This past week I finished a novel and watched a movie, each based on an historical occurrence. Both novel and movie featured characters that lived an exceptional experience that had a long term impact on their psyche.
The novel was entitled The Lilac Girls: Set during World War II, it told the story of three women. Two were involved in the medical experiments at the Ravensbruck Concentration Camp during the Nazi regime. The third woman, Carolyn Ferriday, was a wealthy philanthropist from Connecticut who worked diligently on saving those she could in Europe from abroad.

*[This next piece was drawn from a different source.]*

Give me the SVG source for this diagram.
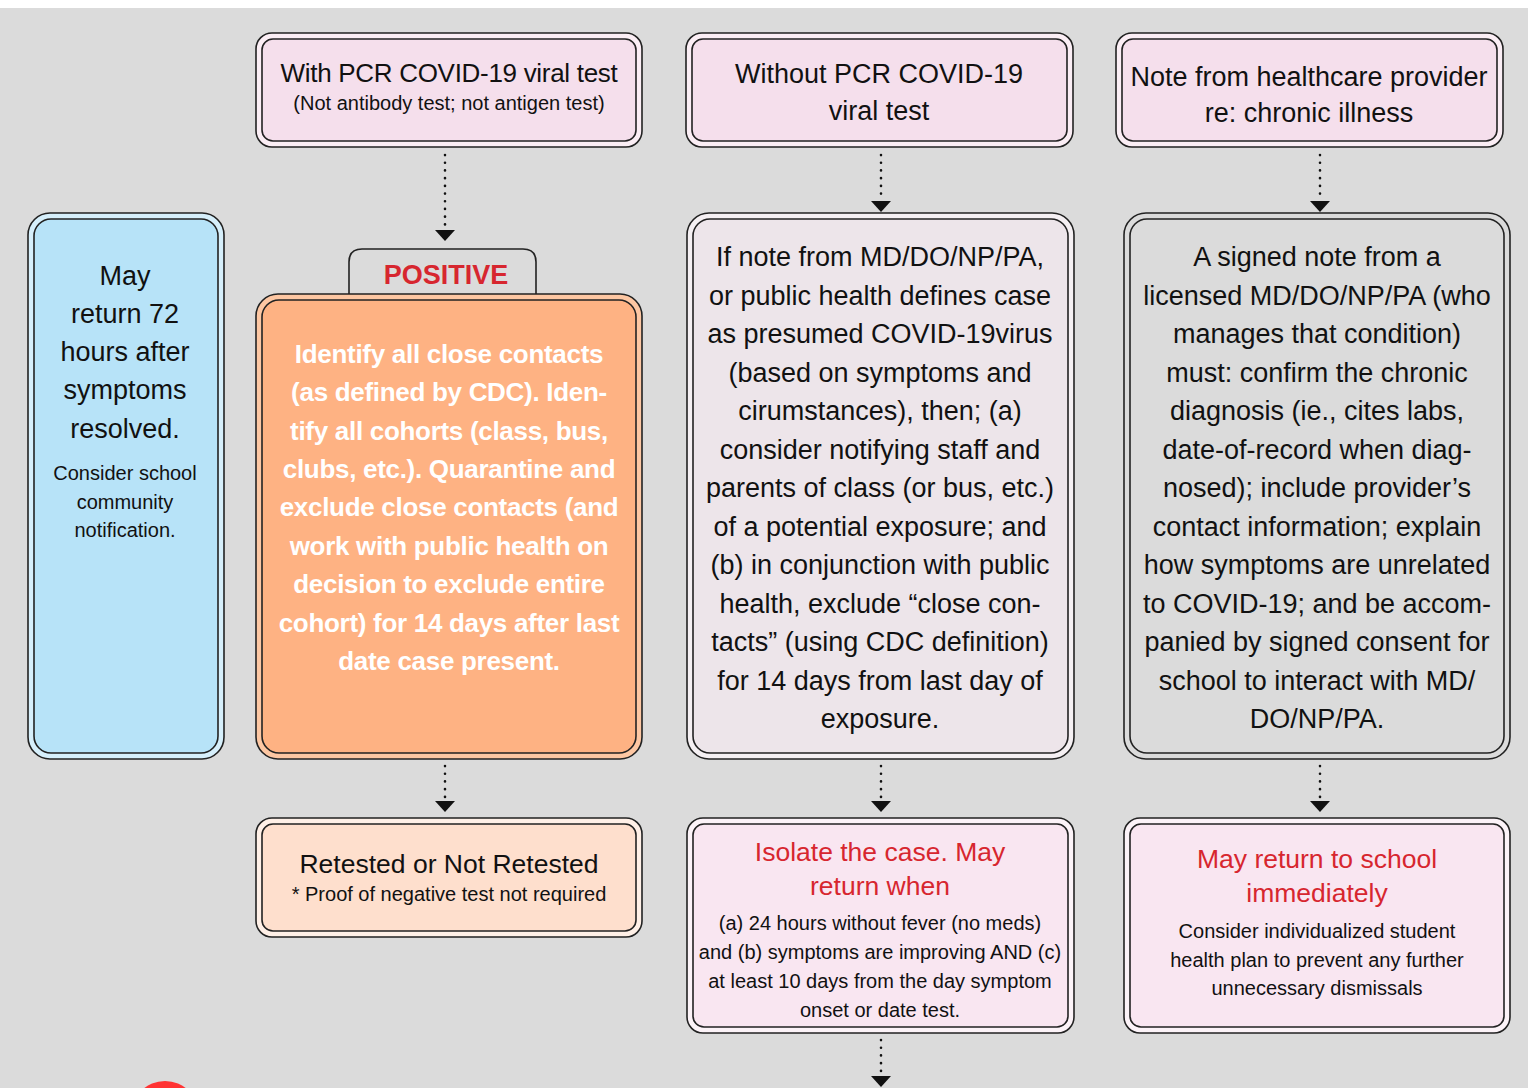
<svg xmlns="http://www.w3.org/2000/svg" width="1528" height="1088" viewBox="0 0 1528 1088">
<defs>
<style>
text{font-family:"Liberation Sans",Arial,sans-serif;text-anchor:middle;fill:#111}
.o{stroke:#222;stroke-width:1.6}
.i{stroke:#222;stroke-width:1.6}
.big{font-size:27px}
.hd{font-size:26.5px}
.sm{font-size:20px}
.red{fill:#d7262f}
.wt{fill:#ffffff;font-weight:bold;font-size:26px;letter-spacing:-0.3px}
.dot{stroke:#111;stroke-width:2.6;stroke-dasharray:0.1 7.6;stroke-linecap:round;fill:none}
</style>
</defs>
<rect x="0" y="0" width="1528" height="1088" fill="#dbdbdb"/>
<rect x="0" y="0" width="1528" height="8" fill="#ffffff"/>
<circle cx="165" cy="1115" r="34" fill="#ff3333"/>

<g id="connectors">
<line class="dot" x1="445" y1="155" x2="445" y2="229"/>
<path d="M435,230 L455,230 L445,241 Z" fill="#111"/>
<line class="dot" x1="881" y1="155" x2="881" y2="199"/>
<path d="M871,201 L891,201 L881,212 Z" fill="#111"/>
<line class="dot" x1="1320" y1="155" x2="1320" y2="199"/>
<path d="M1310,201 L1330,201 L1320,212 Z" fill="#111"/>
<line class="dot" x1="445" y1="766" x2="445" y2="799"/>
<path d="M435,801 L455,801 L445,812 Z" fill="#111"/>
<line class="dot" x1="881" y1="766" x2="881" y2="799"/>
<path d="M871,801 L891,801 L881,812 Z" fill="#111"/>
<line class="dot" x1="1320" y1="766" x2="1320" y2="799"/>
<path d="M1310,801 L1330,801 L1320,812 Z" fill="#111"/>
<line class="dot" x1="881" y1="1040" x2="881" y2="1074"/>
<path d="M871,1076 L891,1076 L881,1087 Z" fill="#111"/>
</g>

<g id="n-pcr">
<rect class="o" x="256" y="33" width="386" height="114" rx="16" fill="#fbeef5"/>
<rect class="i" x="262" y="39" width="374" height="102" rx="11" fill="#f5dfec"/>
<text x="449" y="82" style="font-size:26px;letter-spacing:-0.3px">With PCR COVID-19 viral test</text>
<text class="sm" x="449" y="110">(Not antibody test; not antigen test)</text>
</g>

<g id="n-nopcr">
<rect class="o" x="686" y="33" width="387" height="114" rx="16" fill="#fbeef5"/>
<rect class="i" x="692" y="39" width="375" height="102" rx="11" fill="#f5dfec"/>
<text class="big" x="879" y="83">Without PCR COVID-19</text>
<text class="big" x="879" y="120">viral test</text>
</g>

<g id="n-note">
<rect class="o" x="1116" y="33" width="387" height="114" rx="16" fill="#fbeef5"/>
<rect class="i" x="1122" y="39" width="375" height="102" rx="11" fill="#f5dfec"/>
<text class="big" x="1309" y="86">Note from healthcare provider</text>
<text class="big" x="1309" y="122">re: chronic illness</text>
</g>

<g id="n-may72">
<rect class="o" x="28" y="213" width="196" height="546" rx="22" fill="#d6effb"/>
<rect class="i" x="34" y="219" width="184" height="534" rx="17" fill="#b7e3f8"/>
<text class="big" x="125" y="285">May</text>
<text class="big" x="125" y="323">return 72</text>
<text class="big" x="125" y="361">hours after</text>
<text class="big" x="125" y="399">symptoms</text>
<text class="big" x="125" y="438">resolved.</text>
<text class="sm" x="125" y="480">Consider school</text>
<text class="sm" x="125" y="509">community</text>
<text class="sm" x="125" y="537">notification.</text>
</g>

<g id="n-positive">
<path d="M349,297 L349,262 Q349,249 362,249 L523,249 Q536,249 536,262 L536,297" fill="#dbdbdb" stroke="#222" stroke-width="1.6"/>
<text x="446" y="284" class="red" style="font-size:27px;font-weight:bold">POSITIVE</text>
</g>

<g id="n-identify">
<rect class="o" x="256" y="294" width="386" height="465" rx="22" fill="#fdc7a3"/>
<rect class="i" x="262" y="300" width="374" height="453" rx="17" fill="#feb283"/>
<text class="wt" x="449" y="363">Identify all close contacts</text>
<text class="wt" x="449" y="401">(as defined by CDC). Iden-</text>
<text class="wt" x="449" y="440">tify all cohorts (class, bus,</text>
<text class="wt" x="449" y="478">clubs, etc.). Quarantine and</text>
<text class="wt" x="449" y="516">exclude close contacts (and</text>
<text class="wt" x="449" y="555">work with public health on</text>
<text class="wt" x="449" y="593">decision to exclude entire</text>
<text class="wt" x="449" y="632">cohort) for 14 days after last</text>
<text class="wt" x="449" y="670">date case present.</text>
</g>

<g id="n-ifnote">
<rect class="o" x="687" y="213" width="387" height="546" rx="22" fill="#f5f0f3"/>
<rect class="i" x="693" y="219" width="375" height="534" rx="17" fill="#ede5ea"/>
<text class="big" x="880" y="266">If note from MD/DO/NP/PA,</text>
<text class="big" x="880" y="305">or public health defines case</text>
<text class="big" x="880" y="343">as presumed COVID-19virus</text>
<text class="big" x="880" y="382">(based on symptoms and</text>
<text class="big" x="880" y="420">cirumstances), then; (a)</text>
<text class="big" x="880" y="459">consider notifying staff and</text>
<text class="big" x="880" y="497">parents of class (or bus, etc.)</text>
<text class="big" x="880" y="536">of a potential exposure; and</text>
<text class="big" x="880" y="574">(b) in conjunction with public</text>
<text class="big" x="880" y="613">health, exclude “close con-</text>
<text class="big" x="880" y="651">tacts” (using CDC definition)</text>
<text class="big" x="880" y="690">for 14 days from last day of</text>
<text class="big" x="880" y="728">exposure.</text>
</g>

<g id="n-signed">
<rect class="o" x="1124" y="213" width="386" height="546" rx="22" fill="#dbdbdb"/>
<rect class="i" x="1130" y="219" width="374" height="534" rx="17" fill="#dbdbdb"/>
<text class="big" x="1317" y="266">A signed note from a</text>
<text class="big" x="1317" y="305">licensed MD/DO/NP/PA (who</text>
<text class="big" x="1317" y="343">manages that condition)</text>
<text class="big" x="1317" y="382">must: confirm the chronic</text>
<text class="big" x="1317" y="420">diagnosis (ie., cites labs,</text>
<text class="big" x="1317" y="459">date-of-record when diag-</text>
<text class="big" x="1317" y="497">nosed); include provider’s</text>
<text class="big" x="1317" y="536">contact information; explain</text>
<text class="big" x="1317" y="574">how symptoms are unrelated</text>
<text class="big" x="1317" y="613">to COVID-19; and be accom-</text>
<text class="big" x="1317" y="651">panied by signed consent for</text>
<text class="big" x="1317" y="690">school to interact with MD/</text>
<text class="big" x="1317" y="728">DO/NP/PA.</text>
</g>

<g id="n-retested">
<rect class="o" x="256" y="818" width="386" height="119" rx="16" fill="#fff0e7"/>
<rect class="i" x="262" y="824" width="374" height="107" rx="11" fill="#fedfcd"/>
<text class="hd" x="449" y="873">Retested or Not Retested</text>
<text class="sm" x="449" y="901">* Proof of negative test not required</text>
</g>

<g id="n-isolate">
<rect class="o" x="687" y="818" width="387" height="215" rx="16" fill="#fcf3f8"/>
<rect class="i" x="693" y="824" width="375" height="203" rx="11" fill="#f9e6f1"/>
<text class="hd red" x="880" y="861">Isolate the case. May</text>
<text class="hd red" x="880" y="895">return when</text>
<text class="sm" x="880" y="930">(a) 24 hours without fever (no meds)</text>
<text class="sm" x="880" y="959">and (b) symptoms are improving AND (c)</text>
<text class="sm" x="880" y="988">at least 10 days from the day symptom</text>
<text class="sm" x="880" y="1017">onset or date test.</text>
</g>

<g id="n-return">
<rect class="o" x="1124" y="818" width="386" height="215" rx="16" fill="#fcf3f8"/>
<rect class="i" x="1130" y="824" width="374" height="203" rx="11" fill="#f9e6f1"/>
<text class="hd red" x="1317" y="868">May return to school</text>
<text class="hd red" x="1317" y="902">immediately</text>
<text class="sm" x="1317" y="938">Consider individualized student</text>
<text class="sm" x="1317" y="967">health plan to prevent any further</text>
<text class="sm" x="1317" y="995">unnecessary dismissals</text>
</g>
</svg>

At the end of the war, Carolyn took on the mission of bringing Polish women who suffered the atrocities of experimental medical procedures in Ravensbruck to America to have reconstructive surgery. Part of Carolyn’s attempt to heal these women was to arrange a visit to Disney World in California. Kaisa, a concentration camp survivor, relates her experience at Disney World and references the sound of a train whistle running through the park as the reminder of the train whistle and train that deported her to Ravensbruck where she suffered from such medical experiments.
Several days after finishing that novel, I watched the movie Bridge of Spies starring Tom Hanks. Hanks played a lawyer whose mission was to trade a Russian spy for Gary Powers, a famous pilot captured by the Russians during the Cold War in the 1950s. Tom Hanks’ character arrived in Germany just as the Wall dividing East and West Germany, Communist and Free, is being built. In one scene, while rumbling on a train through the city, he witnessed several wannabe escapees attempting to scale the Wall to freedom only to be savagely executed by guards standing in a watchtower with machine guns.
As the movie progressed and after Hanks has successfully completed his assignment and returned to the states, he is traveling by train into Manhattan when he sees several teens scaling a chain link fence in a backyard of row houses. As one watches, it becomes obvious by his facial contortions that one recognizes Hanks is transported to that moment in Germany when he witnessed several desperate souls trying to capture their freedom by climbing over the Wall.
These are just two examples of what we know as Triggers: experiences that create a feeling or action that others cannot understand or have no recognition or knowledge. Such triggers color our behavior in ways that, at times, are as mysterious to us as to others. Triggers can be in the form of sound, like the train whistle, or sight, like the children climbing a fence. They can also be activated by the remaining senses of smell, touch, and taste.
Triggers may cause a person to react or behave in unexpected ways. While this may often leave others bewildered, it is a phenomenon that all humans experience given their unique history and reality. Psychologists recommend acknowledging the trigger, taking the time to make the connection between the new reality and the “flashback.” Post Traumatic Stress Syndrome involves past experiences that loom and create flashbacks and flooding of memories that are significant and powerful.
When startled or confused by another’s behavior it would be worthy to stop and consider what trauma or memories created a reaction that to another is inexplicable. It is the ability to step back, reflect, and consider the many possible reasons for why we or another might respond in ways that can be difficult to otherwise understand or accept. The sudden jolt of a welcomed or unwelcomed memory via our senses is how best to explain the concept of triggers. It is the revisiting of a significant event that often can leave one befuddled, upset, or pleasantly transported to an event that occurred long ago.